Aim: List the lines of this listing that hold the word "with".

Exercise inputs:
───
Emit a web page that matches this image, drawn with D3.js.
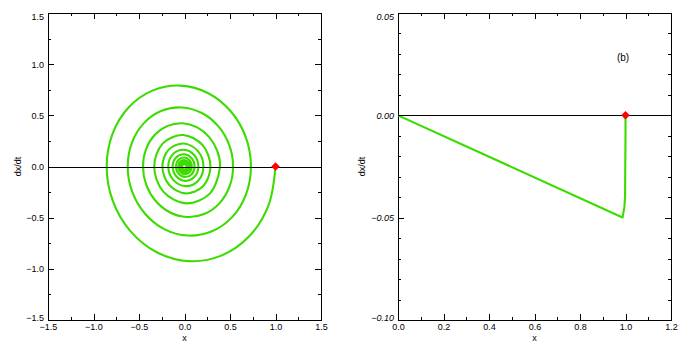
<!DOCTYPE html>
<html><head><meta charset="utf-8">
<script src="https://cdn.jsdelivr.net/npm/d3@7"></script>
<style>body{margin:0;background:#fff}svg{display:block}</style>
</head><body>
<script>
// ---- data: panel (a) phase spiral, x and dx/dt read at successive points along the curve
const spiralX = [1.000,0.925,0.714,0.404,0.046,-0.305,-0.597,-0.789,
 -0.855,-0.790,-0.610,-0.346,-0.040,0.261,0.510,0.674,
 0.730,0.675,0.521,0.295,0.034,-0.223,-0.436,-0.576,
 -0.624,-0.577,-0.446,-0.252,-0.029,0.190,0.373,0.492,
 0.534,0.493,0.381,0.216,0.025,-0.163,-0.319,-0.421,
 -0.456,-0.422,-0.326,-0.184,-0.021,0.139,0.272,0.360,
 0.390,0.278,0.018,-0.233,-0.333,-0.238,-0.015,0.199,
 0.285,0.203,0.013,-0.170,-0.243,-0.174,-0.011,0.145,
 0.208,0.148,0.010,-0.124,-0.178,-0.127,-0.008,0.106,
 0.152,0.108,0.007,-0.091,-0.130,-0.093,-0.006,0.078,
 0.111,0.079,0.005,-0.066,-0.095,-0.068,-0.004,0.057,
 0.081,0.058,0.004,-0.048,-0.069,-0.049,-0.003,0.041,
 0.059,0.042,0.003,-0.035,-0.051,-0.036,-0.002,0.030,
 0.043,0.002,-0.037,-0.002,0.032,0.002,-0.027,-0.001,0.023];
const spiralV = [0.000,-0.375,-0.680,-0.871,-0.925,-0.838,-0.629,-0.334,
 0.000,0.321,0.581,0.744,0.790,0.716,0.537,0.285,
 0.000,-0.274,-0.497,-0.636,-0.675,-0.612,-0.459,-0.244,
 0.000,0.234,0.424,0.544,0.577,0.523,0.392,0.208,
 0.000,-0.200,-0.363,-0.465,-0.493,-0.447,-0.335,-0.178,
 0.000,0.171,0.310,0.397,0.422,0.382,0.287,0.152,
 0.000,-0.265,-0.360,-0.245,0.000,0.226,0.308,0.209,
 0.000,-0.194,-0.263,-0.179,0.000,0.165,0.225,0.153,
 0.000,-0.141,-0.192,-0.131,0.000,0.121,0.164,0.112,
 0.000,-0.103,-0.140,-0.095,0.000,0.088,0.120,0.082,
 0.000,-0.075,-0.103,-0.070,0.000,0.064,0.088,0.060,
 0.000,-0.055,-0.075,-0.051,0.000,0.047,0.064,0.044,
 0.000,-0.040,-0.055,-0.037,0.000,0.034,0.047,0.032,
 0.000,-0.040,0.000,0.034,0.000,-0.029,0.000,0.025,0.000];
// ---- data: panel (b)
const stepX = [1.000, 1.000, 0.998, 0.995, 0.990, 0.987, 0.000];
const stepV = [0.000, -0.010, -0.040, -0.045, -0.048, -0.0499, 0.000];
const startX = [1.0, 1.0];
const startV = [0.0, 0.0];
// ---- tick labels
const leftXTicks = [-1.5, -1.0, -0.5, 0.0, 0.5, 1.0, 1.5];
const leftYTicks = [-1.5, -1.0, -0.5, 0.0, 0.5, 1.0, 1.5];
const rightXTicks = [0.0, 0.2, 0.4, 0.6, 0.8, 1.0, 1.2];
const rightYTicks = [-0.10, -0.05, 0.00, 0.05];
const xTitle = "x";
const yTitle = "dx/dt";
const panelLabels = ["", "(b)"];

const green = "#3cdc00";
const svg = d3.select("body").append("svg").attr("width", 700).attr("height", 350);

function panel(o) {
  const x = d3.scaleLinear().domain(o.xd).range([o.x0, o.x1]);
  const y = d3.scaleLinear().domain(o.yd).range([o.y1, o.y0]);
  const g = svg.append("g");
  const font = "Liberation Sans, Arial, sans-serif";
  const mk = (axis, tx, ty, vals, size, labels, fmt) => {
    const a = axis.tickValues(vals).tickSize(size).tickSizeOuter(0)
      .tickPadding(labels ? o.pad : 0).tickFormat(labels ? fmt : "");
    const s = g.append("g").attr("transform", `translate(${tx},${ty})`).call(a);
    s.select(".domain").remove();
    s.selectAll("line").attr("stroke", "#000").attr("stroke-width", 1).attr("shape-rendering", "crispEdges");
    s.selectAll("text").attr("font-family", font).attr("font-size", 9).attr("fill", "#000");
    return s;
  };
  const minorX = d3.range(o.xd[0], o.xd[1] + 1e-9, o.xm);
  const minorY = d3.range(o.yd[0], o.yd[1] + 1e-9, o.ym);
  mk(d3.axisBottom(x), 0, o.y1, o.xt, -6, true, d3.format(o.xf));
  mk(d3.axisBottom(x), 0, o.y1, minorX, -3, false);
  mk(d3.axisTop(x), 0, o.y0, o.xt, -6, false);
  mk(d3.axisTop(x), 0, o.y0, minorX, -3, false);
  const ly = mk(d3.axisLeft(y), o.x0, 0, o.yt, -6, true, d3.format(o.yf));
  mk(d3.axisLeft(y), o.x0, 0, minorY, -3, false);
  mk(d3.axisRight(y), o.x1, 0, o.yt, -6, false);
  mk(d3.axisRight(y), o.x1, 0, minorY, -3, false);
  if (o.italicY) ly.selectAll("text").attr("font-style", "italic");
  const n = o.yt.length;
  ly.selectAll("text").attr("dy", (d, i) => i === 0 ? "0.1em" : (i === n - 1 ? "0.75em" : "0.32em"));
  g.append("rect").attr("x", o.x0 + 0.5).attr("y", o.y0 + 0.5)
    .attr("width", o.x1 - o.x0).attr("height", o.y1 - o.y0)
    .attr("fill", "none").attr("stroke", "#000").attr("stroke-width", 1);
  const pts = o.px.map((v, i) => [v, o.pv[i]]);
  g.append("path").datum(pts)
    .attr("d", d3.line().x(d => x(d[0])).y(d => y(d[1])).curve(o.curve))
    .attr("fill", "none").attr("stroke", green).attr("stroke-width", 2.1).attr("stroke-linejoin", "round");
  g.append("line").attr("x1", o.x0).attr("x2", o.x1).attr("y1", Math.round(y(0)) + 0.5).attr("y2", Math.round(y(0)) + 0.5)
    .attr("stroke", "#000").attr("stroke-width", 1);
  g.append("path").attr("d", d3.symbol(d3.symbolSquare, 36)())
    .attr("transform", `translate(${x(startX[o.k])},${y(startV[o.k])}) rotate(45)`)
    .attr("fill", "#ff0000");
  g.append("text").attr("x", (o.x0 + o.x1) / 2).attr("y", 341).attr("text-anchor", "middle")
    .attr("font-family", font).attr("font-size", 9).text(xTitle);
  g.append("text").attr("transform", `translate(${o.tx},${(o.y0 + o.y1) / 2}) rotate(-90)`)
    .attr("text-anchor", "middle").attr("dy", "0.35em")
    .attr("font-family", font).attr("font-size", 9).text(yTitle);
  if (panelLabels[o.k]) {
    g.append("text").attr("x", o.lx).attr("y", o.ly).attr("text-anchor", "middle").attr("dy", "0.35em")
      .attr("font-family", font).attr("font-size", 10).text(panelLabels[o.k]);
  }
}

panel({k: 0, x0: 48, x1: 321, y0: 13, y1: 320, xd: [-1.5, 1.5], yd: [-1.5, 1.5],
  xt: leftXTicks, yt: leftYTicks, xm: 0.25, ym: 0.25, xf: ".1f", yf: ".1f", pad: 4,
  px: spiralX, pv: spiralV, curve: d3.curveCatmullRom.alpha(0.5), tx: 18});
panel({k: 1, x0: 398, x1: 671, y0: 13, y1: 320, xd: [0, 1.2], yd: [-0.10, 0.05],
  xt: rightXTicks, yt: rightYTicks, xm: 0.1, ym: 0.01, xf: ".1f", yf: ".2f", pad: 4, italicY: true,
  px: stepX, pv: stepV, curve: d3.curveLinear, tx: 362, lx: 623, ly: 57});
</script>
</body></html>
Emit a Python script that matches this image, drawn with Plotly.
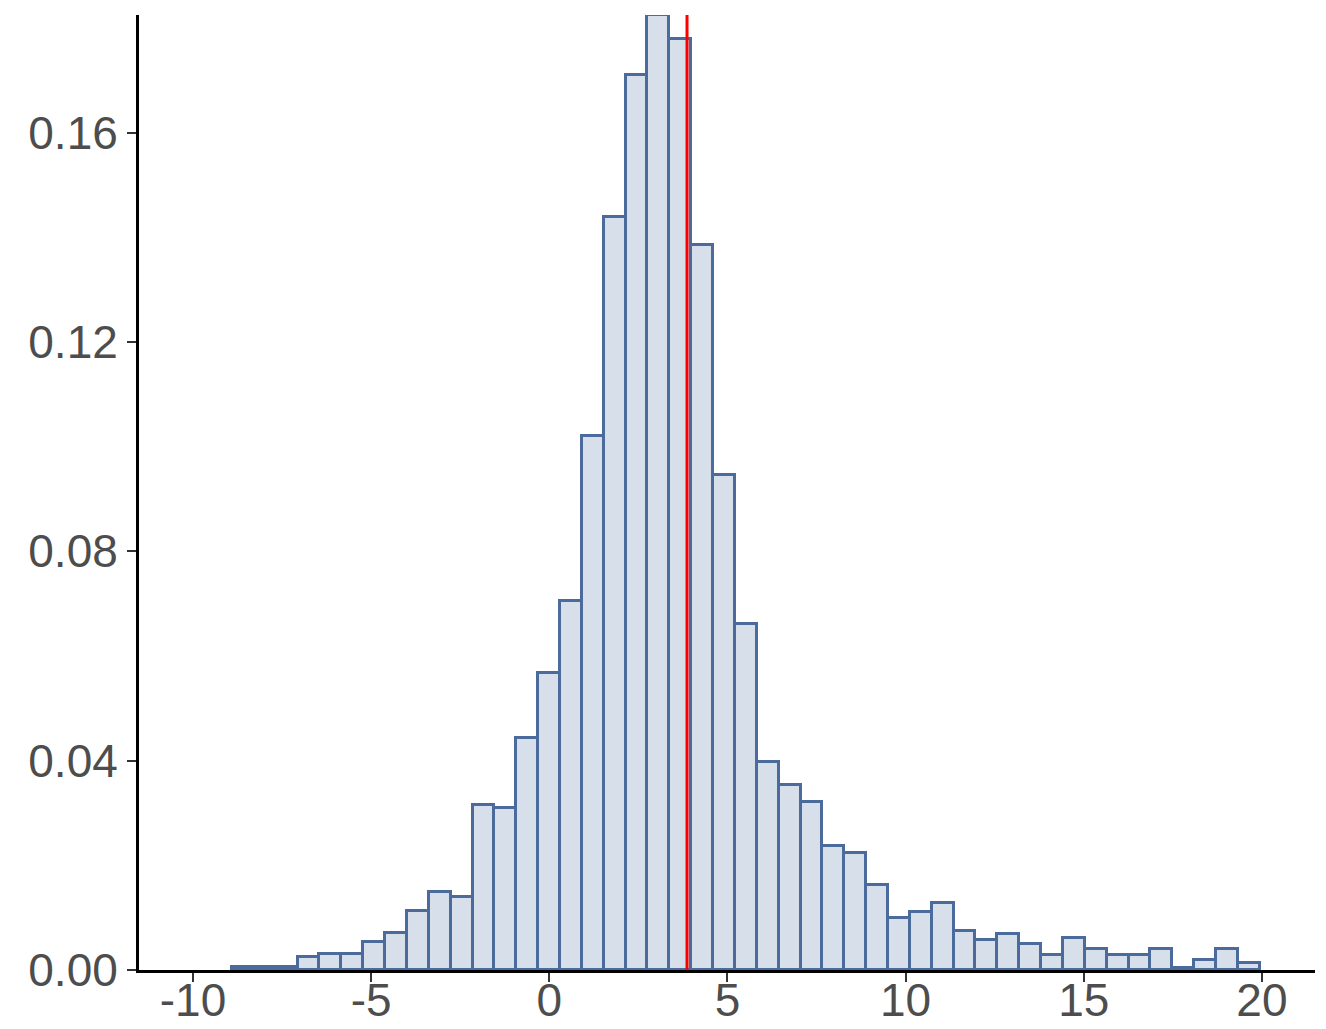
───
Answer to this task:
Emit a web page that matches this image, drawn with D3.js.
Emit a Python script that matches this image, drawn with Plotly.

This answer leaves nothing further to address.